■ WRITTEN EXERCISE
Omit pictures and quote the listing below line by line, from its start through the line that holds "12.2, 12.34, 12.45];".

■ DATA SHOWN
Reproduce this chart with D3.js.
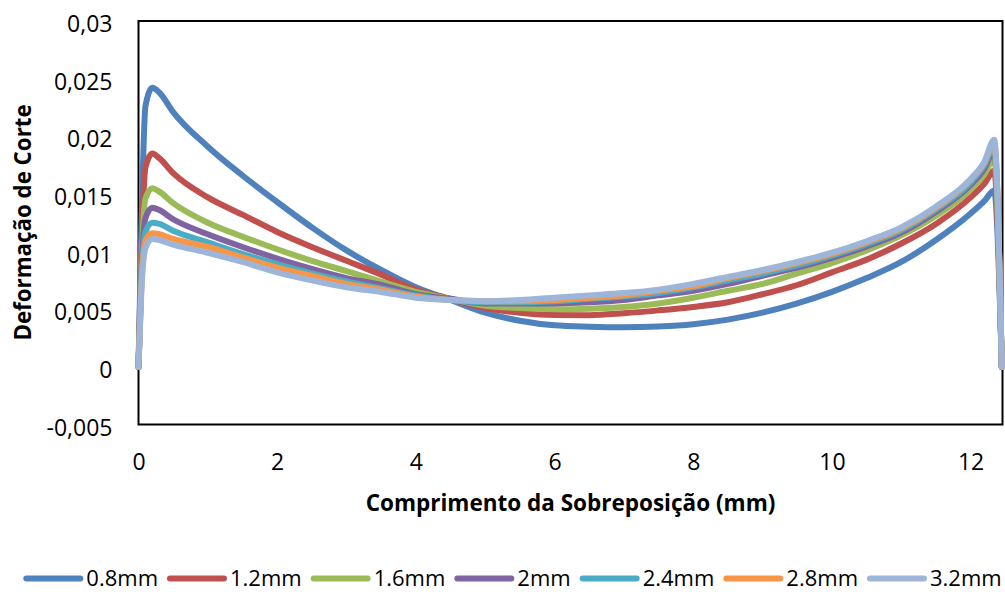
<!DOCTYPE html>
<html>
<head>
<meta charset="utf-8">
<script src="https://cdn.jsdelivr.net/npm/d3@7"></script>
<style>
  html, body { margin: 0; padding: 0; background: #fff; }
  svg { display: block; }
  text { font-family: "Open Sans", "Noto Sans", sans-serif; fill: #000; }
</style>
</head>
<body>
<svg id="chart" width="1005" height="592"></svg>
<script>
// Overlap length positions (mm)
const lengths = [0, 0.04, 0.1, 0.2, 0.3, 0.5, 1, 1.5, 2, 2.5, 3, 3.5, 4, 4.5, 5, 5.5, 6, 6.5,
  7, 7.5, 8, 8.5, 9, 9.5, 10, 10.5, 11, 11.5, 12, 12.2, 12.34, 12.45];

// Shear strain along the overlap, one array per adhesive thickness
const strain08 = [0, 0.0115, 0.0226, 0.0242, 0.0238, 0.0221, 0.0191, 0.0166, 0.0143, 0.0121, 0.0101, 0.0084,
  0.0069, 0.0058, 0.0047, 0.0040, 0.0036, 0.00348, 0.00343, 0.0035, 0.0037, 0.0041, 0.0047, 0.0055,
  0.0065, 0.0077, 0.0091, 0.0110, 0.0133, 0.0144, 0.0153, 0];
const strain12 = [0, 0.0095, 0.0173, 0.0185, 0.0181, 0.0168, 0.0147, 0.0132, 0.0117, 0.0104, 0.0092, 0.0080,
  0.0067, 0.0059, 0.0051, 0.0047, 0.0045, 0.00448, 0.00465, 0.0049, 0.0052, 0.0056, 0.0063, 0.0071,
  0.0082, 0.0093, 0.0107, 0.0124, 0.0147, 0.0159, 0.0170, 0];
const strain16 = [0, 0.0085, 0.0146, 0.0155, 0.0152, 0.0142, 0.0125, 0.0113, 0.0102, 0.0092, 0.0083, 0.0074,
  0.0065, 0.0059, 0.0053, 0.0051, 0.0050, 0.00505, 0.0052, 0.0055, 0.0060, 0.0066, 0.0072, 0.0081,
  0.0090, 0.0101, 0.0114, 0.0131, 0.0154, 0.0167, 0.0181, 0];
const strain20 = [0, 0.0078, 0.0129, 0.0138, 0.0136, 0.0128, 0.0115, 0.0104, 0.0094, 0.0085, 0.0077, 0.0071,
  0.0063, 0.0059, 0.0055, 0.0055, 0.0055, 0.0056, 0.0058, 0.0062, 0.0066, 0.0072, 0.0079, 0.0086,
  0.00945, 0.01045, 0.01165, 0.01345, 0.0158, 0.0172, 0.0188, 0];
const strain24 = [0, 0.0072, 0.0117, 0.0125, 0.0124, 0.0118, 0.0108, 0.0098, 0.0089, 0.0081, 0.0074, 0.0068,
  0.0062, 0.0058, 0.0056, 0.0056, 0.0057, 0.0059, 0.0061, 0.0064, 0.0069, 0.0075, 0.0081, 0.0088,
  0.00965, 0.01065, 0.01185, 0.01365, 0.0160, 0.0175, 0.0191, 0];
const strain28 = [0, 0.0068, 0.0109, 0.0116, 0.0115, 0.0111, 0.0104, 0.0095, 0.0086, 0.0079, 0.0072, 0.0067,
  0.0061, 0.0058, 0.0057, 0.0057, 0.0058, 0.0060, 0.0062, 0.0066, 0.0070, 0.0077, 0.0083, 0.0090,
  0.0098, 0.0108, 0.0120, 0.0138, 0.0162, 0.0177, 0.0194, 0];
const strain32 = [0, 0.0064, 0.0103, 0.0111, 0.0110, 0.0106, 0.0099, 0.0091, 0.0082, 0.0075, 0.0069, 0.0065,
  0.0060, 0.0058, 0.0057, 0.0058, 0.0060, 0.0062, 0.0064, 0.0067, 0.0072, 0.0078, 0.0084, 0.0091,
  0.0099, 0.0109, 0.0121, 0.0139, 0.0163, 0.0178, 0.0197, 0];

const seriesNames = ["0.8mm", "1.2mm", "1.6mm", "2mm", "2.4mm", "2.8mm", "3.2mm"];
const seriesValues = [strain08, strain12, strain16, strain20, strain24, strain28, strain32];
const seriesColors = ["#4F81BD", "#C0504D", "#9BBB59", "#8064A2", "#4BACC6", "#F79646", "#9DB5D9"];

const xTicks = [0, 2, 4, 6, 8, 10, 12];
const yTicks = [-0.005, 0, 0.005, 0.01, 0.015, 0.02, 0.025, 0.03];

const xTitle = "Comprimento da Sobreposição (mm)";
const yTitle = "Deformação de Corte";

// ---- layout ----
const svg = d3.select("#chart");
const plot = { left: 138.5, right: 1002.5, top: 21, bottom: 424.5 };

const x = d3.scaleLinear().domain([0, 12.46]).range([plot.left, plot.right]);
const y = d3.scaleLinear().domain([-0.005, 0.03]).range([plot.bottom, plot.top]);

const ptLocale = d3.formatLocale({ decimal: ",", thousands: ".", grouping: [3], currency: ["", ""], minus: "-" });
const fmt = ptLocale.format("~f");

// plot frame
svg.append("rect")
  .attr("x", plot.left).attr("y", plot.top)
  .attr("width", plot.right - plot.left).attr("height", plot.bottom - plot.top)
  .attr("fill", "none").attr("stroke", "#000").attr("stroke-width", 2);

// y axis labels
const yAxis = svg.append("g")
  .attr("transform", `translate(${plot.left},0)`)
  .call(d3.axisLeft(y).tickValues(yTicks).tickFormat(fmt).tickSize(0).tickPadding(26));
yAxis.select(".domain").remove();
yAxis.selectAll("text")
  .attr("dy", "0.46em")
  .style("font-family", "'Open Sans', sans-serif")
  .style("font-size", "23px").attr("fill", "#000");

// x axis labels
const xAxis = svg.append("g")
  .attr("transform", `translate(0,${plot.bottom})`)
  .call(d3.axisBottom(x).tickValues(xTicks).tickFormat(d3.format("d")).tickSize(0).tickPadding(29));
xAxis.select(".domain").remove();
xAxis.selectAll("text")
  .style("font-family", "'Open Sans', sans-serif")
  .style("font-size", "23px").attr("fill", "#000");

// axis titles
svg.append("text")
  .attr("x", (plot.left + plot.right) / 2).attr("y", 511)
  .attr("text-anchor", "middle")
  .style("font-size", "22.5px").style("font-weight", "bold")
  .text(xTitle);

svg.append("text")
  .attr("transform", "translate(31,222.5) rotate(-90)")
  .attr("text-anchor", "middle")
  .style("font-size", "22.3px").style("font-weight", "bold")
  .text(yTitle);

// series lines
const line = d3.line()
  .x((d, i) => x(lengths[i]))
  .y(d => y(d))
  .curve(d3.curveMonotoneX);

svg.append("g")
  .selectAll("path")
  .data(seriesValues)
  .join("path")
  .attr("d", line)
  .attr("fill", "none")
  .attr("stroke", (d, i) => seriesColors[i])
  .attr("stroke-width", 6)
  .attr("stroke-linejoin", "round")
  .attr("stroke-linecap", "round");

// legend, centred below the chart
const legendY = 578.5;
const sampleLen = 54, sampleGap = 6, itemGap = 12;
const legend = svg.append("g");
const items = legend.selectAll("g")
  .data(seriesNames)
  .join("g");
items.append("line")
  .attr("x1", 0).attr("x2", sampleLen)
  .attr("y1", 0).attr("y2", 0)
  .attr("stroke", (d, i) => seriesColors[i])
  .attr("stroke-width", 6)
  .attr("stroke-linecap", "round");
items.append("text")
  .attr("x", sampleLen + sampleGap)
  .attr("dy", "0.36em")
  .style("font-size", "22px")
  .text(d => d);

let offset = 0;
const widths = [];
items.each(function () {
  const w = sampleLen + sampleGap + d3.select(this).select("text").node().getComputedTextLength();
  widths.push(w);
});
const total = d3.sum(widths) + itemGap * (widths.length - 1);
const start = 514 - total / 2;
items.attr("transform", (d, i) => {
  const tx = start + offset;
  offset += widths[i] + itemGap;
  return `translate(${tx},${legendY})`;
});
</script>
</body>
</html>
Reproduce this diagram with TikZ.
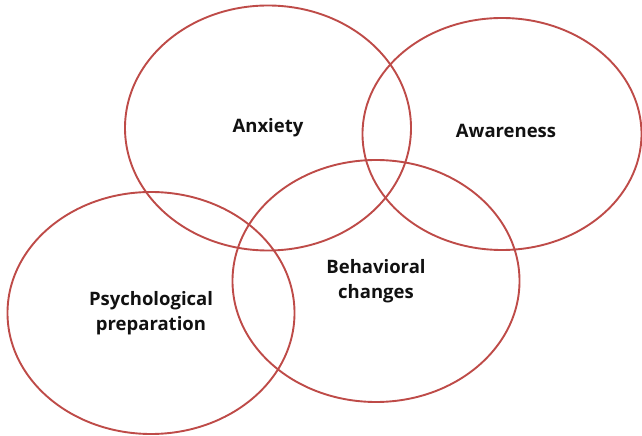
\documentclass[tikz,border=0pt]{standalone}
\usepackage{fontspec}
\setmainfont{Open Sans}
\usetikzlibrary{shapes.geometric,positioning}
\definecolor{vnRed}{HTML}{BE4B48}
\definecolor{vnInk}{HTML}{111111}
\tikzset{
  blob/.style={ellipse, draw=vnRed, line width=1.9pt, inner sep=0pt, font=\fontsize{18.5}{25}\selectfont\bfseries, text=vnInk, align=center},
}
\begin{document}
\begin{tikzpicture}[x=1pt,y=1pt]
  \useasboundingbox (0,0) rectangle (642,436);
  % circles, top row then bottom row
  \node[blob, minimum width=286pt, minimum height=245pt] (anx) at (268,308) {Anxiety};
  \node[blob, minimum width=279pt, minimum height=232pt] (awa) at (502,302) {\raisebox{6pt}{\hspace*{8pt}Awareness}};
  \node[blob, minimum width=287pt, minimum height=242pt] (beh) at (376,155) {Behavioral\\changes};
  \node[blob, minimum width=287pt, minimum height=242pt] (psy) at (151,123) {Psychological\\preparation};
\end{tikzpicture}
\end{document}
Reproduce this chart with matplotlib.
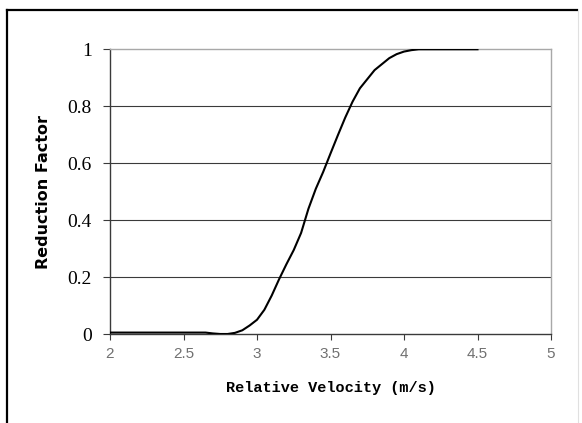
import matplotlib
matplotlib.use("Agg")
import matplotlib.pyplot as plt
from matplotlib.lines import Line2D

# Data
velocity = [2.0, 2.65, 2.7, 2.75, 2.8, 2.85, 2.9, 2.95, 3.0, 3.05, 3.1, 3.15, 3.2,
            3.25, 3.3, 3.35, 3.4, 3.45, 3.5, 3.55, 3.6, 3.65, 3.7, 3.75, 3.8,
            3.85, 3.9, 3.95, 4.0, 4.05, 4.1, 4.5]
reduction = [0.005, 0.005, 0.002, 0.0, 0.0, 0.004, 0.013, 0.03, 0.05, 0.085,
             0.135, 0.192, 0.245, 0.295, 0.355, 0.44, 0.51, 0.569, 0.634, 0.698,
             0.76, 0.816, 0.863, 0.895, 0.927, 0.948, 0.969, 0.983, 0.992,
             0.997, 1.0, 1.0]
x_ticks = [2, 2.5, 3, 3.5, 4, 4.5, 5]
x_tick_labels = ["2", "2.5", "3", "3.5", "4", "4.5", "5"]
y_ticks = [0, 0.2, 0.4, 0.6, 0.8, 1.0]
y_tick_labels = ["0", "0.2", "0.4", "0.6", "0.8", "1"]

W, H = 582, 423
fig = plt.figure(figsize=(W / 100, H / 100), dpi=100)
fig.patch.set_facecolor("white")

ax = fig.add_axes([110 / W, 1 - 334 / H, (551 - 110) / W, (334 - 49.3) / H])
ax.set_xlim(2, 5)
ax.set_ylim(0, 1)

# gridlines
for yv in y_ticks[1:-1]:
    ax.axhline(yv, color="#3a3a3a", lw=0.8, zorder=1)

ax.plot(velocity, reduction, color="black", lw=1.5, zorder=3, solid_joinstyle="round")

ax.spines["left"].set_color("#3a3a3a")
ax.spines["bottom"].set_color("#3a3a3a")
ax.spines["top"].set_color("#a8a8a8")
ax.spines["right"].set_color("#a8a8a8")
for s in ax.spines.values():
    s.set_linewidth(1.0)

ax.set_xticks(x_ticks)
ax.set_xticklabels(x_tick_labels, fontfamily="Liberation Sans", fontsize=11,
                   color="#707070")
ax.set_yticks(y_ticks)
ax.set_yticklabels(y_tick_labels, fontfamily="Liberation Serif", fontsize=14,
                   color="black")
ax.tick_params(axis="y", direction="out", length=5, width=0.8, color="#3a3a3a", pad=8)
ax.tick_params(axis="x", direction="out", length=4.5, width=0.8, color="#3a3a3a", pad=5)

ax.set_xlabel("Relative Velocity (m/s)", fontfamily="Liberation Mono",
              fontweight="bold", fontsize=11, labelpad=14)
ax.set_ylabel("Reduction Factor", fontfamily="DejaVu Sans", fontweight="bold",
              fontsize=11.5, labelpad=12)

# outer frame (left and top black, right faint)
fig.add_artist(Line2D([7 / W, 7 / W], [0, 1 - 10 / H], transform=fig.transFigure,
                      color="black", lw=1.6))
fig.add_artist(Line2D([7 / W, 577 / W], [1 - 10 / H, 1 - 10 / H], transform=fig.transFigure,
                      color="black", lw=1.6))
fig.add_artist(Line2D([577.5 / W, 577.5 / W], [0, 1 - 10 / H], transform=fig.transFigure,
                      color="#e0e0e0", lw=0.8))

fig.savefig("out.png", dpi=100)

■ TASK RESPONSE
Reproduce this chart with D3.js.
<!DOCTYPE html>
<html>
<head>
<meta charset="utf-8">
<script src="https://cdn.jsdelivr.net/npm/d3@7"></script>
<style>
  html, body { margin: 0; padding: 0; background: #fff; }
  svg { display: block; }
  text { font-family: "Open Sans", "Noto Sans", sans-serif; fill: #000; }
</style>
</head>
<body>
<svg id="chart" width="1005" height="592"></svg>
<script>
// Overlap length positions (mm)
const lengths = [0, 0.04, 0.1, 0.2, 0.3, 0.5, 1, 1.5, 2, 2.5, 3, 3.5, 4, 4.5, 5, 5.5, 6, 6.5,
  7, 7.5, 8, 8.5, 9, 9.5, 10, 10.5, 11, 11.5, 12, 12.2, 12.34, 12.45];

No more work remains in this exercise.